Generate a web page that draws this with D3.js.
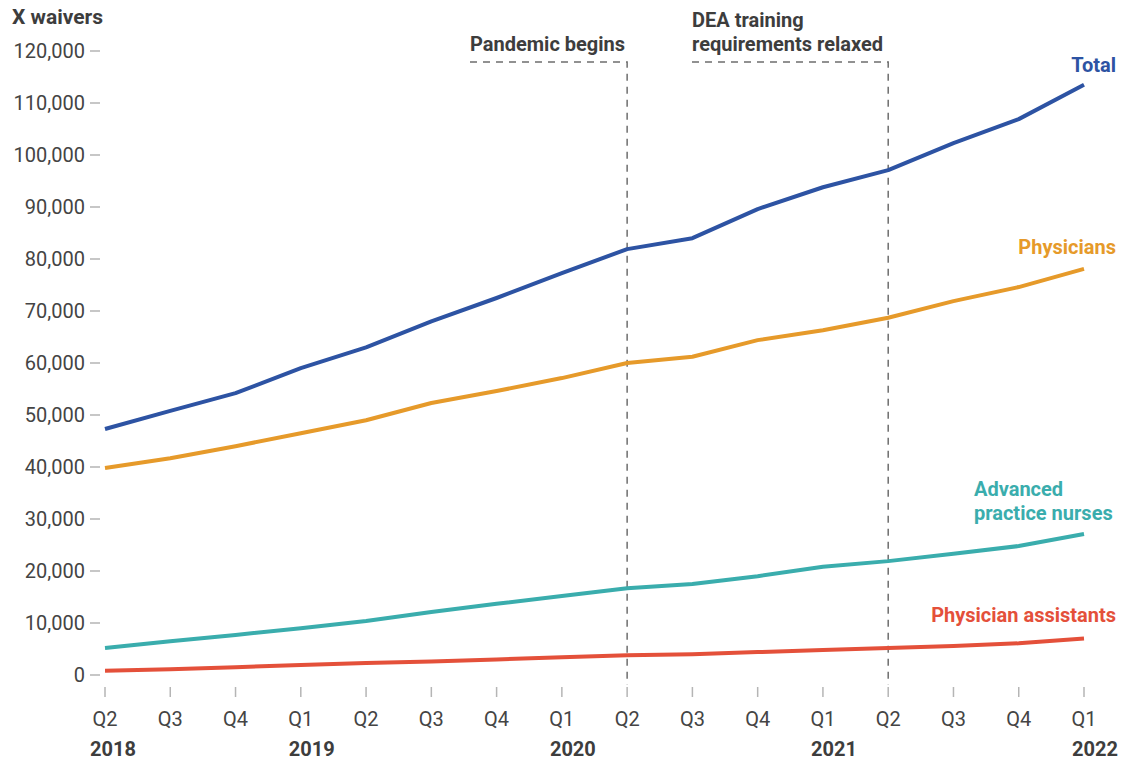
■ ■ ■ ■ ■
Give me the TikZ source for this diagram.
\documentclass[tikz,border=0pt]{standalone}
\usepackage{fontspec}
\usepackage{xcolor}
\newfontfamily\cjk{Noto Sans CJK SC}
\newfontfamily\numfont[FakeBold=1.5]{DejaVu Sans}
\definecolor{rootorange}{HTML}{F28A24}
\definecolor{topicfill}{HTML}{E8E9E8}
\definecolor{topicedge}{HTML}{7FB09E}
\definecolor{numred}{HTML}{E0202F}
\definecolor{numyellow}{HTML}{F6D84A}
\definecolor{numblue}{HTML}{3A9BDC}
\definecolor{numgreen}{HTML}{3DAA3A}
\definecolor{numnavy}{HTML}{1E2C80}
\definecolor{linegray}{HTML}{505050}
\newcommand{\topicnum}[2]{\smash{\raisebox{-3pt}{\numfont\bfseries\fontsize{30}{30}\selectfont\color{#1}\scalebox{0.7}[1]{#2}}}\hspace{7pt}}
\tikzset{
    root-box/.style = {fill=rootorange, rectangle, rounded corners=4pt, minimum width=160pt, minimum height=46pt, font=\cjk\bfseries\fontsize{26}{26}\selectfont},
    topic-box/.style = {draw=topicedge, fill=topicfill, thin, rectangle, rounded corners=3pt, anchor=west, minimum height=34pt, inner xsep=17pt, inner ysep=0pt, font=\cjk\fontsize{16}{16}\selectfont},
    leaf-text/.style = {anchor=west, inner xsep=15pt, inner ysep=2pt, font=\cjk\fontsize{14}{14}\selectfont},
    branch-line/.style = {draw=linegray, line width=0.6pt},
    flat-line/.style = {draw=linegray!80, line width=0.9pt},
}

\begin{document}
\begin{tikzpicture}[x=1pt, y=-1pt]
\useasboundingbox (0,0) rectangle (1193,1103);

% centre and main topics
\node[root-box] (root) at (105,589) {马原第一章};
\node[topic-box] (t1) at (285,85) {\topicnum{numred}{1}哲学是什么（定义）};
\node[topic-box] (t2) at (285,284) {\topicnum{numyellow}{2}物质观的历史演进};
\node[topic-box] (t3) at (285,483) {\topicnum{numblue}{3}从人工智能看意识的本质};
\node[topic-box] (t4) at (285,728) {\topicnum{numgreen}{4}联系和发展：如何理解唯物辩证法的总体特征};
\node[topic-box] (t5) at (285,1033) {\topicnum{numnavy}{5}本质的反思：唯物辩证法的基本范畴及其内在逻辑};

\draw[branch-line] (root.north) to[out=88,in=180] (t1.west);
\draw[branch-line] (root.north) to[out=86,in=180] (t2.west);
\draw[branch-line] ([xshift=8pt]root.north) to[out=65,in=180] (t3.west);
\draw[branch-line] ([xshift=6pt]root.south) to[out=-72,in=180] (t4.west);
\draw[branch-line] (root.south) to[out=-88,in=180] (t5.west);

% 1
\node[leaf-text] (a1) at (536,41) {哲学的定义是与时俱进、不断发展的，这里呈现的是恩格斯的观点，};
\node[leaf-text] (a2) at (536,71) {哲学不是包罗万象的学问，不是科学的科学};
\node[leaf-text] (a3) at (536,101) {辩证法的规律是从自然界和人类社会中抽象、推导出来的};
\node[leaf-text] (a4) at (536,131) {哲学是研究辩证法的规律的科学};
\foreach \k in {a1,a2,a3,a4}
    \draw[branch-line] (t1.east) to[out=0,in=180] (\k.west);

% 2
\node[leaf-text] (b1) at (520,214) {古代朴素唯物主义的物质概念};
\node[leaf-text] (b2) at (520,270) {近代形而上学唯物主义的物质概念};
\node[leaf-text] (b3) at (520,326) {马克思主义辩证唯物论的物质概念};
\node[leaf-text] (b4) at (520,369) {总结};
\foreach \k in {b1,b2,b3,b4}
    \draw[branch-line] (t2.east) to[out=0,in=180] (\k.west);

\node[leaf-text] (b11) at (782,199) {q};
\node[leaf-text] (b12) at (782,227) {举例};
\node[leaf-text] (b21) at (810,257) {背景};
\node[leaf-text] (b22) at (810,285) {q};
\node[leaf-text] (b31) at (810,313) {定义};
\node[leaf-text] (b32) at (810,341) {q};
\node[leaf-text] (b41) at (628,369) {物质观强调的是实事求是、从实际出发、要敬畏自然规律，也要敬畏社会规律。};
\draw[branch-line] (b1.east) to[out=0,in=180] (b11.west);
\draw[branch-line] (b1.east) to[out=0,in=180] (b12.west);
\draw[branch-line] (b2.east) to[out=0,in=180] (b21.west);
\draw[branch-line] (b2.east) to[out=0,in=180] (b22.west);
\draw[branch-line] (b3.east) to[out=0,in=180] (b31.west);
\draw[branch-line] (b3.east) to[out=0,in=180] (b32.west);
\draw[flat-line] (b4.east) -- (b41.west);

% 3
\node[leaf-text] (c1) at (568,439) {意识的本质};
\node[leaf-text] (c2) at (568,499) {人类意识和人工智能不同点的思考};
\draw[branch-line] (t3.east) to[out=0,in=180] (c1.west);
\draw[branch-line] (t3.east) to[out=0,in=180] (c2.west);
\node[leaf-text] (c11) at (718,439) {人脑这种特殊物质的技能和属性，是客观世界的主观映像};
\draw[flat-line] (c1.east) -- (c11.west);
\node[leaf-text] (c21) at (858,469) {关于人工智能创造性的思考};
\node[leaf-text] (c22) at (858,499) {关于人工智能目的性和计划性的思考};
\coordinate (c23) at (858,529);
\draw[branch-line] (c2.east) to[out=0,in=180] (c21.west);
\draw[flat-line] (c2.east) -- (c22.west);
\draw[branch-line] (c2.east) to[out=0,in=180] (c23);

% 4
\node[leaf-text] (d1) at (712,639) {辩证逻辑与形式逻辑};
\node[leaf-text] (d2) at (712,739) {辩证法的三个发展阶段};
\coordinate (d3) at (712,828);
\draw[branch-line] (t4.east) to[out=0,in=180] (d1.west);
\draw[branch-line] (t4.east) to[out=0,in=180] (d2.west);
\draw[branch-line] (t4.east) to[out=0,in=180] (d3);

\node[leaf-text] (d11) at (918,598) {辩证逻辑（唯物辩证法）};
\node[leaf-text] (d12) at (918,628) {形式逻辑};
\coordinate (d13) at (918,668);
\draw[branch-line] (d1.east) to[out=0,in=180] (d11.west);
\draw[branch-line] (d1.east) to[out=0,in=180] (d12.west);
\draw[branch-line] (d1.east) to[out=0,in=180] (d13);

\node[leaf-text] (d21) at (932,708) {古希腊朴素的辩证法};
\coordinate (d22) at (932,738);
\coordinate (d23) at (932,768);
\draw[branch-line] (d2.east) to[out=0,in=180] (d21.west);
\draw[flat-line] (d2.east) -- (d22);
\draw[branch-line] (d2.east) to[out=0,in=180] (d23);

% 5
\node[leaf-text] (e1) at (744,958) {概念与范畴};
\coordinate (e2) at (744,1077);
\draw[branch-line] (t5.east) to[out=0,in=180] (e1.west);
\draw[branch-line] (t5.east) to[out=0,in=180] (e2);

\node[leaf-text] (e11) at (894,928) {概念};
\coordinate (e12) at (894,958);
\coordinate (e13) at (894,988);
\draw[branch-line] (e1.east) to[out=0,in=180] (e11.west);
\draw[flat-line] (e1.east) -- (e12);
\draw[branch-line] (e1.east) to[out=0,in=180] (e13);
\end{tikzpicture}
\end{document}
■ ■ ■ ■ ■
WHAT YOU SHOULD DO | Starting with the line with "Give me the TikZ source for this diagram." and ending with the line with "(root.south) to[out=-88,in=180] (t5.west);", extract every line exactly and nothing outside that span.

RESPONSE |
Give me the TikZ source for this diagram.
\documentclass[tikz,border=0pt]{standalone}
\usepackage{fontspec}
\usepackage{xcolor}
\newfontfamily\cjk{Noto Sans CJK SC}
\newfontfamily\numfont[FakeBold=1.5]{DejaVu Sans}
\definecolor{rootorange}{HTML}{F28A24}
\definecolor{topicfill}{HTML}{E8E9E8}
\definecolor{topicedge}{HTML}{7FB09E}
\definecolor{numred}{HTML}{E0202F}
\definecolor{numyellow}{HTML}{F6D84A}
\definecolor{numblue}{HTML}{3A9BDC}
\definecolor{numgreen}{HTML}{3DAA3A}
\definecolor{numnavy}{HTML}{1E2C80}
\definecolor{linegray}{HTML}{505050}
\newcommand{\topicnum}[2]{\smash{\raisebox{-3pt}{\numfont\bfseries\fontsize{30}{30}\selectfont\color{#1}\scalebox{0.7}[1]{#2}}}\hspace{7pt}}
\tikzset{
    root-box/.style = {fill=rootorange, rectangle, rounded corners=4pt, minimum width=160pt, minimum height=46pt, font=\cjk\bfseries\fontsize{26}{26}\selectfont},
    topic-box/.style = {draw=topicedge, fill=topicfill, thin, rectangle, rounded corners=3pt, anchor=west, minimum height=34pt, inner xsep=17pt, inner ysep=0pt, font=\cjk\fontsize{16}{16}\selectfont},
    leaf-text/.style = {anchor=west, inner xsep=15pt, inner ysep=2pt, font=\cjk\fontsize{14}{14}\selectfont},
    branch-line/.style = {draw=linegray, line width=0.6pt},
    flat-line/.style = {draw=linegray!80, line width=0.9pt},
}

\begin{document}
\begin{tikzpicture}[x=1pt, y=-1pt]
\useasboundingbox (0,0) rectangle (1193,1103);

% centre and main topics
\node[root-box] (root) at (105,589) {马原第一章};
\node[topic-box] (t1) at (285,85) {\topicnum{numred}{1}哲学是什么（定义）};
\node[topic-box] (t2) at (285,284) {\topicnum{numyellow}{2}物质观的历史演进};
\node[topic-box] (t3) at (285,483) {\topicnum{numblue}{3}从人工智能看意识的本质};
\node[topic-box] (t4) at (285,728) {\topicnum{numgreen}{4}联系和发展：如何理解唯物辩证法的总体特征};
\node[topic-box] (t5) at (285,1033) {\topicnum{numnavy}{5}本质的反思：唯物辩证法的基本范畴及其内在逻辑};

\draw[branch-line] (root.north) to[out=88,in=180] (t1.west);
\draw[branch-line] (root.north) to[out=86,in=180] (t2.west);
\draw[branch-line] ([xshift=8pt]root.north) to[out=65,in=180] (t3.west);
\draw[branch-line] ([xshift=6pt]root.south) to[out=-72,in=180] (t4.west);
\draw[branch-line] (root.south) to[out=-88,in=180] (t5.west);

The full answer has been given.